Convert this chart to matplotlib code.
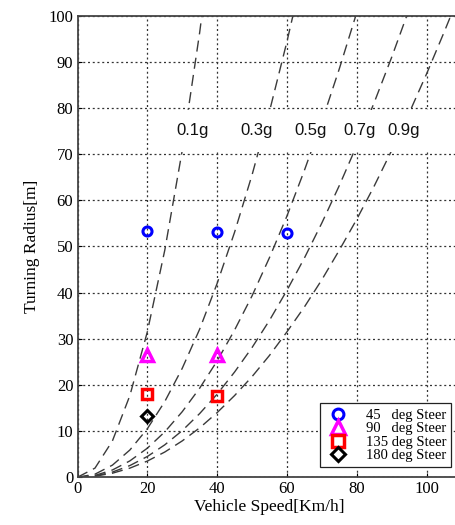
import matplotlib
matplotlib.use('Agg')
from matplotlib import pyplot as plt
from matplotlib.ticker import MultipleLocator

# speed axis shared by the g-curves [km/h]
speed_kmh = [0, 5, 10, 15, 20, 25, 30, 35, 40, 45, 50, 55, 60, 65, 70, 75,
             80, 85, 90, 95, 100, 105, 110]

# turning radius [m]
radius_01g = [0, 1.97, 7.87, 17.7, 31.5, 49.2, 70.8, 96.4, 125.9]
radius_03g = [0, 0.66, 2.62, 5.90, 10.5, 16.4, 23.6, 32.1, 42.0, 53.1, 65.5,
              79.3, 94.4, 110.8]
radius_05g = [0, 0.39, 1.57, 3.54, 6.29, 9.83, 14.2, 19.3, 25.2, 31.9, 39.3,
              47.6, 56.6, 66.5, 77.1, 88.5, 100.7]
radius_07g = [0, 0.28, 1.12, 2.53, 4.49, 7.02, 10.1, 13.8, 18.0, 22.8, 28.1,
              34.0, 40.5, 47.5, 55.1, 63.2, 71.9, 81.2, 91.0, 101.4]
radius_09g = [0, 0.22, 0.87, 1.97, 3.50, 5.46, 7.87, 10.7, 14.0, 17.7, 21.8,
              26.4, 31.5, 36.9, 42.8, 49.2, 55.9, 63.1, 70.8, 78.9, 87.4,
              96.4, 105.7]

g_labels = ['0.1g', '0.3g', '0.5g', '0.7g', '0.9g']
g_label_x = [33.1, 51.3, 66.8, 80.9, 93.5]
g_label_y = 75.2

# measured points per steering angle
steer_45_speed = [20, 40, 60]
steer_45_radius = [53.3, 53.2, 52.9]
steer_90_speed = [20, 40]
steer_90_radius = [26.5, 26.5]
steer_135_speed = [20, 40]
steer_135_radius = [18.0, 17.7]
steer_180_speed = [20]
steer_180_radius = [13.3]

serif = 'Liberation Serif'

fig = plt.figure(figsize=(4.56, 5.25), dpi=100)
ax = fig.add_axes([0.170, 0.091, 0.842, 0.879])
ax.set_axisbelow(True)

for r in [radius_01g, radius_03g, radius_05g, radius_07g, radius_09g]:
    ax.plot(speed_kmh[:len(r)], r, color='#3a3a3a', lw=1.0,
            linestyle=(0, (8, 4.5)), zorder=2)

# white strip behind the g labels
ax.fill_between([20.6, 112], 70.4, 79.6, color='white', lw=0, zorder=2.5)
for lab, x in zip(g_labels, g_label_x):
    ax.text(x, g_label_y, lab, ha='center', va='center', fontsize=12,
            family='Liberation Sans', color='#111111', zorder=3)

ax.plot(steer_45_speed, steer_45_radius, 'o', ms=6.5, mfc='none', mec='#0000ff',
        mew=2.2, zorder=4, label='45   deg Steer')
ax.plot(steer_90_speed, steer_90_radius, '^', ms=8.5, mfc='none', mec='#ff00ff',
        mew=2.5, zorder=4, label='90   deg Steer')
ax.plot(steer_135_speed, steer_135_radius, 's', ms=7, mfc='none', mec='#ff0000',
        mew=2.5, zorder=4, label='135 deg Steer')
ax.plot(steer_180_speed, steer_180_radius, 'D', ms=6, mfc='none', mec='black',
        mew=2.2, zorder=4, label='180 deg Steer')

ax.set_xlim(0, 110)
ax.set_ylim(0, 100)
ax.xaxis.set_major_locator(MultipleLocator(20))
ax.yaxis.set_major_locator(MultipleLocator(10))
ax.grid(True, color='#333333', lw=0.9, linestyle=(0, (1.6, 2.2)))
ax.tick_params(direction='in', length=3, labelsize=12, pad=3)
for lbl in ax.get_xticklabels() + ax.get_yticklabels():
    lbl.set_family(serif)
for s in ax.spines.values():
    s.set_color('#444444')
    s.set_linewidth(1.3)

ax.set_xlabel('Vehicle Speed[Km/h]', family=serif, fontsize=12.5, labelpad=1)
ax.set_ylabel('Turning Radius[m]', family=serif, fontsize=12.5, labelpad=6)

leg = ax.legend(loc='lower left', bbox_to_anchor=(0.701, 0.110),
                bbox_transform=fig.transFigure, fancybox=False,
                prop={'family': serif, 'size': 10.5}, handlelength=1.8,
                handletextpad=1.0, labelspacing=0.02, borderpad=0.35,
                borderaxespad=0, markerscale=1.2, framealpha=1)
leg.get_frame().set_edgecolor('#222222')
leg.get_frame().set_linewidth(0.9)
leg.set_zorder(5)

plt.savefig('out.png', dpi=100)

───

**Stated problem:** Pictures excluded, repeat exactly the lines from the top of the material through the line with "80, 85, 90, 95, 100, 105, 110]", including both of those lines.

**Output for this exercise:**
Convert this chart to matplotlib code.
import matplotlib
matplotlib.use('Agg')
from matplotlib import pyplot as plt
from matplotlib.ticker import MultipleLocator

# speed axis shared by the g-curves [km/h]
speed_kmh = [0, 5, 10, 15, 20, 25, 30, 35, 40, 45, 50, 55, 60, 65, 70, 75,
             80, 85, 90, 95, 100, 105, 110]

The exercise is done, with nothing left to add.